Data provided:

%%

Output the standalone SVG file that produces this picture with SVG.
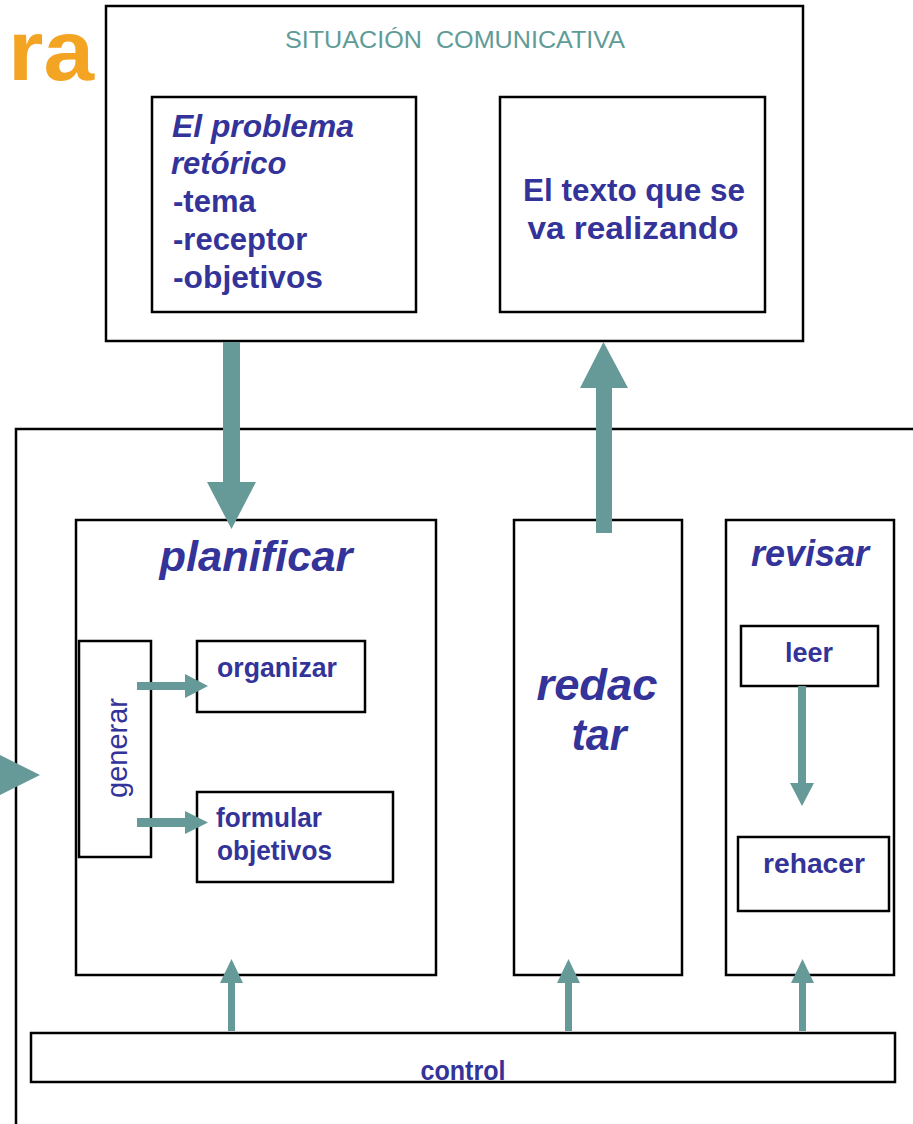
<svg xmlns="http://www.w3.org/2000/svg" width="913" height="1124" viewBox="0 0 913 1124">
<style>
.box{fill:none;stroke:#000;stroke-width:2.5}
.arw{fill:#669a98;stroke:none}
.t{font-family:"Liberation Sans",Arial,sans-serif;font-weight:bold;fill:#333399}
.ti{font-family:"Liberation Sans",Arial,sans-serif;font-weight:bold;font-style:italic;fill:#333399}
</style>
<rect width="913" height="1124" fill="#fff"/>
<text x="8" y="80" font-family="'Liberation Sans',Arial,sans-serif" font-weight="bold" font-size="86" fill="#f4a423" textLength="86" lengthAdjust="spacingAndGlyphs">ra</text>

<g id="situacion">
<rect class="box" x="106" y="6" width="697" height="335"/>
<text x="455" y="48" text-anchor="middle" xml:space="preserve" font-family="'Liberation Sans',Arial,sans-serif" font-size="24" fill="#5f9c98" textLength="340" lengthAdjust="spacingAndGlyphs">SITUACIÓN  COMUNICATIVA</text>
</g>
<g id="problema">
<rect class="box" x="152" y="97" width="264" height="215"/>
<text class="ti" x="172" y="137" font-size="31" textLength="182" lengthAdjust="spacingAndGlyphs">El problema</text>
<text class="ti" x="171" y="174" font-size="31">retórico</text>
<text class="t" x="173" y="212" font-size="31">-tema</text>
<text class="t" x="173" y="250" font-size="31">-receptor</text>
<text class="t" x="173" y="288" font-size="31" textLength="150" lengthAdjust="spacingAndGlyphs">-objetivos</text>
</g>
<g id="texto">
<rect class="box" x="500" y="97" width="265" height="215"/>
<text class="t" x="634" y="201" font-size="31" text-anchor="middle" textLength="222" lengthAdjust="spacingAndGlyphs">El texto que se</text>
<text class="t" x="633" y="239" font-size="31" text-anchor="middle" textLength="211" lengthAdjust="spacingAndGlyphs">va realizando</text>
</g>

<g id="proceso">
<path d="M16,1124 V429 H913" fill="none" stroke="#000" stroke-width="2.5"/>
</g>

<g id="planificar">
<rect class="box" x="76" y="520" width="360" height="455"/>
<text class="ti" x="256" y="571" font-size="42" text-anchor="middle" textLength="193" lengthAdjust="spacingAndGlyphs">planificar</text>
</g>
<g id="generar">
<rect class="box" x="79" y="641" width="72" height="216"/>
<text x="0" y="0" transform="translate(127,748) rotate(-90)" text-anchor="middle" font-family="'Liberation Sans',Arial,sans-serif" font-size="29" fill="#333399" textLength="100" lengthAdjust="spacingAndGlyphs">generar</text>
</g>
<g id="organizar">
<rect class="box" x="197" y="641" width="168" height="71"/>
<text class="t" x="217" y="677" font-size="27" textLength="120" lengthAdjust="spacingAndGlyphs">organizar</text>
</g>
<g id="formular">
<rect class="box" x="197" y="792" width="196" height="90"/>
<text class="t" x="216" y="827" font-size="27" textLength="106" lengthAdjust="spacingAndGlyphs">formular</text>
<text class="t" x="217" y="860" font-size="27" textLength="115" lengthAdjust="spacingAndGlyphs">objetivos</text>
</g>
<g id="redactar">
<rect class="box" x="514" y="520" width="168" height="455"/>
<text class="ti" x="597" y="700" font-size="45" text-anchor="middle" textLength="121" lengthAdjust="spacingAndGlyphs">redac</text>
<text class="ti" x="599" y="750" font-size="45" text-anchor="middle" textLength="55" lengthAdjust="spacingAndGlyphs">tar</text>
</g>
<g id="revisar">
<rect class="box" x="726" y="520" width="168" height="455"/>
<text class="ti" x="810" y="566" font-size="36" text-anchor="middle" textLength="118" lengthAdjust="spacingAndGlyphs">revisar</text>
</g>
<g id="leer">
<rect class="box" x="741" y="626" width="137" height="60"/>
<text class="t" x="809" y="662" font-size="27" text-anchor="middle" textLength="48" lengthAdjust="spacingAndGlyphs">leer</text>
</g>
<g id="rehacer">
<rect class="box" x="738" y="837" width="151" height="74"/>
<text class="t" x="814" y="873" font-size="28" text-anchor="middle" textLength="102" lengthAdjust="spacingAndGlyphs">rehacer</text>
</g>
<g id="control">
<rect class="box" x="31" y="1033" width="864" height="49"/>
<text class="t" x="463" y="1080" font-size="27" text-anchor="middle" textLength="85" lengthAdjust="spacingAndGlyphs">control</text>
</g>

<g id="connectors">
<path class="arw" d="M223,342 H240 V482 H256 L231.5,529 L207,482 H223 Z"/>
<path class="arw" d="M596,533 V388 H580 L603.5,342 L628,388 H612 V533 Z"/>
<path class="arw" d="M0,755 L40,775 L0,795 Z"/>
<path class="arw" d="M137,682 H185 V674 L208,686 L185,698 V690 H137 Z"/>
<path class="arw" d="M137,818 H185 V811 L208,822.5 L185,834 V827 H137 Z"/>
<path class="arw" d="M798,686 H806 V783 H814 L802,806 L790,783 H798 Z"/>
<path class="arw" d="M228,1031 V983 H220 L231.5,959 L243,983 H235 V1031 Z"/>
<path class="arw" d="M565,1031 V983 H557 L568.5,959 L580,983 H572 V1031 Z"/>
<path class="arw" d="M799,1031 V983 H791 L802.5,959 L814,983 H806 V1031 Z"/>
</g>
</svg>
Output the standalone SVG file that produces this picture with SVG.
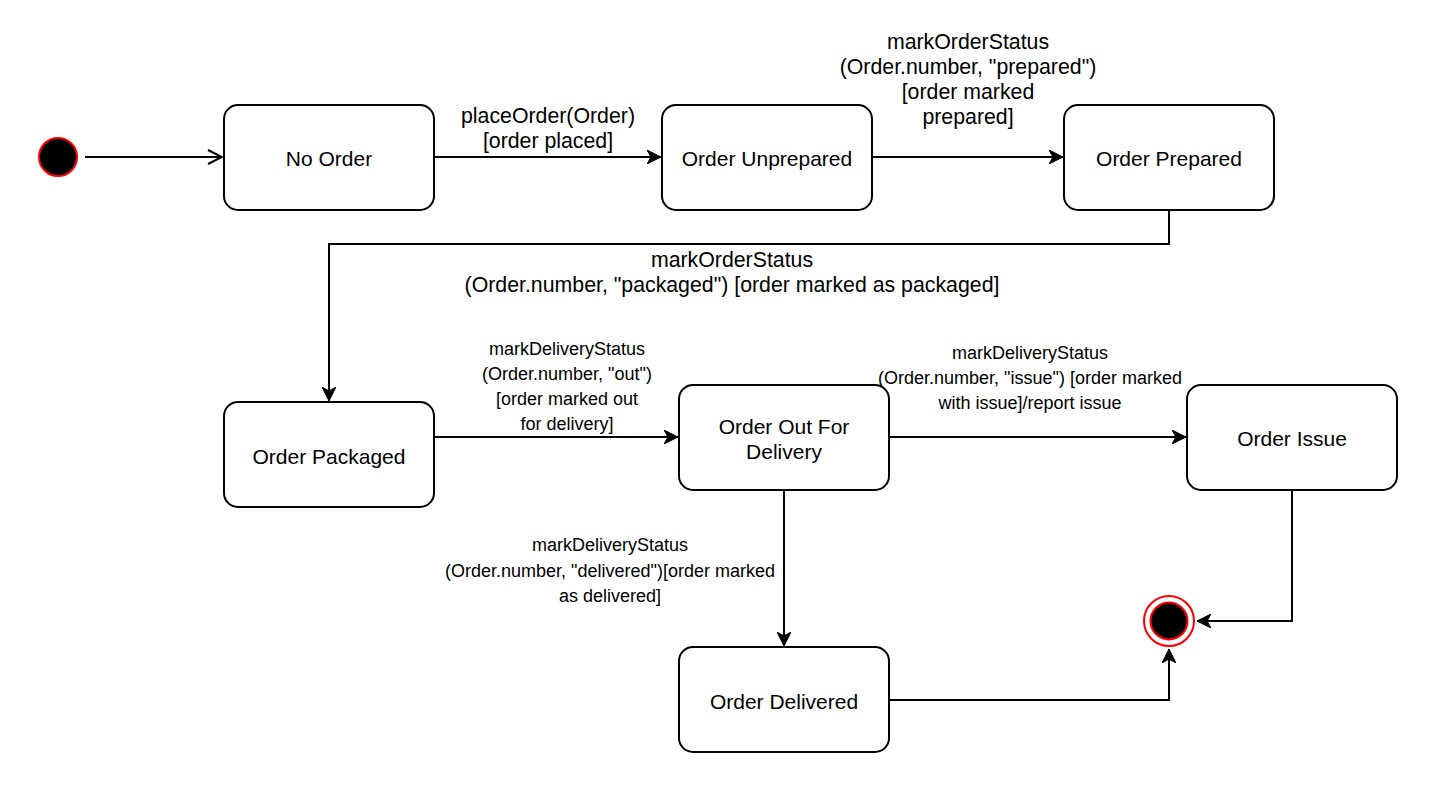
<svg xmlns="http://www.w3.org/2000/svg" width="1450" height="785" viewBox="0 0 1450 785">
<defs>
<style>
.st{fill:#fff;stroke:#000;stroke-width:2}
.lbl{font-family:"Liberation Sans",Arial,sans-serif;font-size:21px;fill:#000;text-anchor:middle;dominant-baseline:central}
.el{font-family:"Liberation Sans",Arial,sans-serif;font-size:21.3px;fill:#000;text-anchor:middle;dominant-baseline:central}
.es{font-family:"Liberation Sans",Arial,sans-serif;font-size:18px;fill:#000;text-anchor:middle;dominant-baseline:central}
.cn{fill:none;stroke:#000;stroke-width:2}
</style>
<marker id="arr" markerUnits="userSpaceOnUse" markerWidth="16" markerHeight="14" refX="14" refY="7" orient="auto">
<path d="M0,0 L14,7 L0,14 L4,7 z" fill="#000" stroke="#000" stroke-width="1"/>
</marker>
<marker id="open" markerUnits="userSpaceOnUse" markerWidth="18" markerHeight="18" refX="16" refY="9" orient="auto">
<path d="M2,2 L16,9 L2,16" fill="none" stroke="#000" stroke-width="2"/>
</marker>
</defs>
<rect width="1450" height="785" fill="#fff"/>
<g id="connectors">
<line class="cn" x1="85" y1="157" x2="222" y2="157" marker-end="url(#open)"/>
<line class="cn" x1="434" y1="157" x2="661" y2="157" marker-end="url(#arr)"/>
<line class="cn" x1="872" y1="157" x2="1063" y2="157" marker-end="url(#arr)"/>
<polyline class="cn" points="1169,210 1169,244 329,244 329,401" marker-end="url(#arr)"/>
<line class="cn" x1="434" y1="437" x2="678" y2="437" marker-end="url(#arr)"/>
<line class="cn" x1="889" y1="437" x2="1186" y2="437" marker-end="url(#arr)"/>
<line class="cn" x1="784" y1="490" x2="784" y2="646" marker-end="url(#arr)"/>
<polyline class="cn" points="889,700 1169,700 1169,649" marker-end="url(#arr)"/>
<polyline class="cn" points="1292,490 1292,621 1197,621" marker-end="url(#arr)"/>
<text class="el" x="548" y="116">placeOrder(Order)</text>
<text class="el" x="548" y="141">[order placed]</text>
<text class="el" x="968" y="42">markOrderStatus</text>
<text class="el" x="968" y="67">(Order.number, "prepared")</text>
<text class="el" x="968" y="92">[order marked</text>
<text class="el" x="968" y="117">prepared]</text>
<text class="el" x="732" y="260">markOrderStatus</text>
<text class="el" x="732" y="285">(Order.number, "packaged") [order marked as packaged]</text>
<text class="es" x="567" y="349">markDeliveryStatus</text>
<text class="es" x="567" y="374">(Order.number, "out")</text>
<text class="es" x="567" y="399">[order marked out</text>
<text class="es" x="567" y="424">for delivery]</text>
<text class="es" x="1030" y="353">markDeliveryStatus</text>
<text class="es" x="1030" y="378">(Order.number, "issue") [order marked</text>
<text class="es" x="1030" y="403">with issue]/report issue</text>
<text class="es" x="610" y="545">markDeliveryStatus</text>
<text class="es" x="610" y="571">(Order.number, "delivered")[order marked</text>
<text class="es" x="610" y="596">as delivered]</text>
</g>
<g id="initial">
<circle cx="58" cy="157" r="19" fill="#000" stroke="#f00" stroke-width="2"/>
</g>
<g id="final">
<circle cx="1169" cy="621" r="25" fill="#fff" stroke="#f00" stroke-width="2"/>
<circle cx="1169" cy="621" r="18.5" fill="#000" stroke="#f00" stroke-width="2"/>
</g>
<g id="no-order">
<rect class="st" x="224" y="105" width="210" height="105" rx="14"/>
<text class="lbl" x="329" y="158">No Order</text>
</g>
<g id="order-unprepared">
<rect class="st" x="662" y="105" width="210" height="105" rx="14"/>
<text class="lbl" x="767" y="158">Order Unprepared</text>
</g>
<g id="order-prepared">
<rect class="st" x="1064" y="105" width="210" height="105" rx="14"/>
<text class="lbl" x="1169" y="158">Order Prepared</text>
</g>
<g id="order-packaged">
<rect class="st" x="224" y="402" width="210" height="105" rx="14"/>
<text class="lbl" x="329" y="456">Order Packaged</text>
</g>
<g id="order-out-for-delivery">
<rect class="st" x="679" y="385" width="210" height="105" rx="14"/>
<text class="lbl" x="784" y="426">Order Out For</text>
<text class="lbl" x="784" y="451">Delivery</text>
</g>
<g id="order-issue">
<rect class="st" x="1187" y="385" width="210" height="105" rx="14"/>
<text class="lbl" x="1292" y="438">Order Issue</text>
</g>
<g id="order-delivered">
<rect class="st" x="679" y="647" width="210" height="105" rx="14"/>
<text class="lbl" x="784" y="701">Order Delivered</text>
</g>
</svg>
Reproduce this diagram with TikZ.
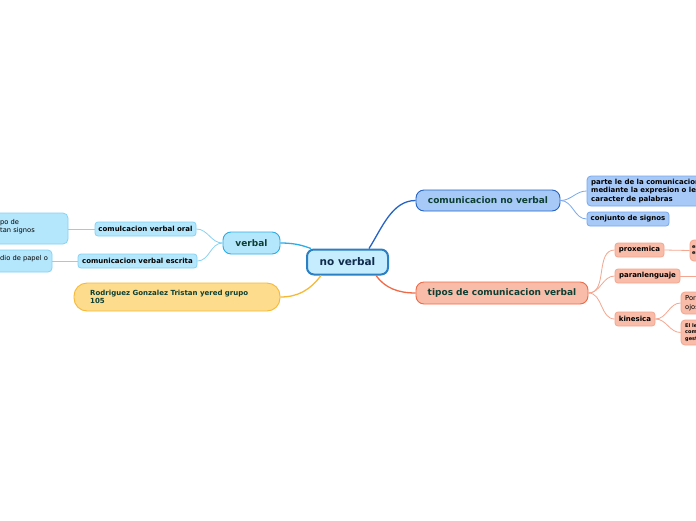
\documentclass[tikz,border=0pt]{standalone}
\usepackage{fontspec}
\setmainfont{DejaVu Sans}
\definecolor{cfill}{HTML}{C6EDFD}
\definecolor{cdraw}{HTML}{2B7FC3}
\definecolor{vfill}{HTML}{B5E7FC}
\definecolor{vdraw}{HTML}{2BADEA}
\definecolor{vsub}{HTML}{86D3F5}
\definecolor{yfill}{HTML}{FDDC8D}
\definecolor{ydraw}{HTML}{F6B935}
\definecolor{bfill}{HTML}{A6C9F8}
\definecolor{bdraw}{HTML}{2563C6}
\definecolor{bsub}{HTML}{78A8EE}
\definecolor{ofill}{HTML}{F8BCA9}
\definecolor{odraw}{HTML}{F06A47}
\definecolor{osub}{HTML}{F5A690}
\definecolor{tgreen}{HTML}{0E3F33}
\definecolor{tnavy}{HTML}{0F2B4D}
\tikzset{
  box/.style={inner sep=0pt, align=center},
  mainbox/.style={box, rounded corners=7pt, line width=2pt, draw=cdraw, fill=cfill, font=\fontsize{10.5}{12}\selectfont\bfseries, text=tnavy},
  lvlone/.style={box, rounded corners=8pt, line width=0.9pt, font=\fontsize{9}{10}\selectfont\bfseries, text=tgreen},
  lvltwo/.style={box, rounded corners=3pt, line width=0.8pt, font=\fontsize{7}{8}\selectfont\bfseries, text=black},
  plain/.style={inner sep=0pt, align=left, font=\fontsize{6.7}{8.4}\selectfont, text=black},
  tiny/.style={inner sep=0pt, align=left, font=\fontsize{5}{6.2}\selectfont\bfseries, text=black},
  conn/.style={line width=1.3pt},
  subconn/.style={line width=0.8pt},
}
\begin{document}
\begin{tikzpicture}[x=1pt,y=-1pt]
\useasboundingbox (0,0) rectangle (696,520);
\fill[white] (0,0) rectangle (696,520);
\clip (0,0) rectangle (696,520);

% central
\node[mainbox, minimum width=81pt, minimum height=25pt] (c) at (347.5,262) {no verbal};

% level one
\node[lvlone, draw=vdraw, fill=vfill, minimum width=57pt, minimum height=22pt] (v) at (251.5,243) {verbal};
\node[lvlone, draw=bdraw, fill=bfill, minimum width=144pt, minimum height=21pt] (nv) at (488,200.5) {comunicacion no verbal};
\node[lvlone, draw=odraw, fill=ofill, minimum width=172pt, minimum height=22pt] (t) at (502,293) {tipos de comunicacion verbal};
\node[box, rounded corners=13pt, line width=0.9pt, draw=ydraw, fill=yfill, minimum width=206pt, minimum height=28pt] (y) at (177,297) {};
\node[inner sep=0pt, anchor=west, align=left, font=\fontsize{7}{8.2}\selectfont\bfseries, text=tgreen] (yt) at (90,297) {Rodriguez Gonzalez Tristan yered grupo\\105};

% verbal branch
\node[lvltwo, draw=vsub, fill=vfill, minimum width=101pt, minimum height=14pt] (oral) at (145.5,229) {comulcacion verbal oral};
\node[lvltwo, draw=vsub, fill=vfill, minimum width=119pt, minimum height=14pt] (esc) at (137.5,261) {comunicacion verbal escrita};
\node[box, rounded corners=5pt, line width=0.8pt, draw=vsub, fill=vfill, minimum width=88pt, minimum height=31pt] (l1) at (24,228.5) {};
\node[plain, anchor=north west] (l1t) at (0,219) {po de\\tan signos};
\node[box, rounded corners=4pt, line width=0.8pt, draw=vsub, fill=vfill, minimum width=72pt, minimum height=22pt] (l2) at (16,261) {};
\node[plain, anchor=north west] (l2t) at (0,255.5) {dio de papel o};

% no verbal branch
\node[box, rounded corners=4pt, line width=0.8pt, draw=bsub, fill=bfill, minimum width=130pt, minimum height=30pt] (parte) at (652,191) {};
\node[inner sep=0pt, anchor=west, align=left, font=\fontsize{7}{8.4}\selectfont\bfseries, text=black] (partet) at (591,191) {parte le de la comunicacion\\mediante la expresion o le\\caracter de palabras};
\node[lvltwo, draw=bsub, fill=bfill, minimum width=82pt, minimum height=14pt] (conj) at (628,219) {conjunto de signos};

% tipos branch
\node[lvltwo, draw=osub, fill=ofill, minimum width=49pt, minimum height=14pt] (prox) at (639.5,250) {proxemica};
\node[lvltwo, draw=osub, fill=ofill, minimum width=65pt, minimum height=14pt] (para) at (647.5,276) {paranlenguaje};
\node[lvltwo, draw=osub, fill=ofill, minimum width=40pt, minimum height=14pt] (kin) at (635,319) {kinesica};
\node[box, rounded corners=4pt, line width=0.8pt, draw=osub, fill=ofill, minimum width=40pt, minimum height=21pt] (pb) at (710,250.5) {};
\node[tiny, anchor=west] (pbt) at (692,250.5) {es el\\espacio};
\coordinate (pe) at (700,276);
\node[box, rounded corners=4pt, line width=0.8pt, draw=osub, fill=ofill, minimum width=40pt, minimum height=22pt] (por) at (701,303) {};
\node[plain, anchor=west] (port) at (685,303) {Por medio\\ojos};
\node[box, rounded corners=4pt, line width=0.8pt, draw=osub, fill=ofill, minimum width=40pt, minimum height=25pt] (el) at (701,332.5) {};
\node[tiny, anchor=west] (elt) at (685,332.5) {El lenguaje\\comunica\\gestos};

% main connectors
\draw[conn, color=vdraw] (v.east) .. controls (296,243) and (304,246) .. ([xshift=5pt]c.north west);
\draw[conn, color=bdraw] ([xshift=-20pt]c.north east) .. controls (382,228) and (392,200.5) .. (nv.west);
\draw[conn, color=odraw] ([xshift=-13pt]c.south east) .. controls (385,288) and (398,293) .. (t.west);
\draw[conn, color=ydraw] ([xshift=15pt]c.south west) .. controls (310,290) and (298,297) .. (y.east);

% secondary connectors
\draw[subconn, color=vsub] (v.west) to[out=180,in=0] (oral.east);
\draw[subconn, color=vsub] (v.west) to[out=180,in=0] (esc.east);
\draw[subconn, color=vsub] (oral.west) -- (l1.east |- oral.west);
\draw[subconn, color=vsub] (esc.west) -- (l2.east |- esc.west);
\draw[subconn, color=bsub] (nv.east) to[out=0,in=180] (parte.west);
\draw[subconn, color=bsub] (nv.east) to[out=0,in=180] (conj.west);
\draw[subconn, color=osub] (t.east) to[out=0,in=180] (prox.west);
\draw[subconn, color=osub] (t.east) to[out=0,in=180] (para.west);
\draw[subconn, color=osub] (t.east) to[out=0,in=180] (kin.west);
\draw[subconn, color=osub] (prox.east) -- (pb.west);
\draw[subconn, color=osub] (para.east) -- (pe);
\draw[subconn, color=osub] (kin.east) to[out=0,in=180] (por.west);
\draw[subconn, color=osub] (kin.east) to[out=0,in=180] (el.west);
\end{tikzpicture}
\end{document}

%%

Objective: Find each line that has the word "with", then copy it out.

Answer for the task:
Output the standalone SVG file that produces this picture with SVG.
Output the standalone SVG file that produces this picture with SVG.
<text class="es" x="1030" y="403">with issue]/report issue</text>
Reproduce this diagram with TikZ.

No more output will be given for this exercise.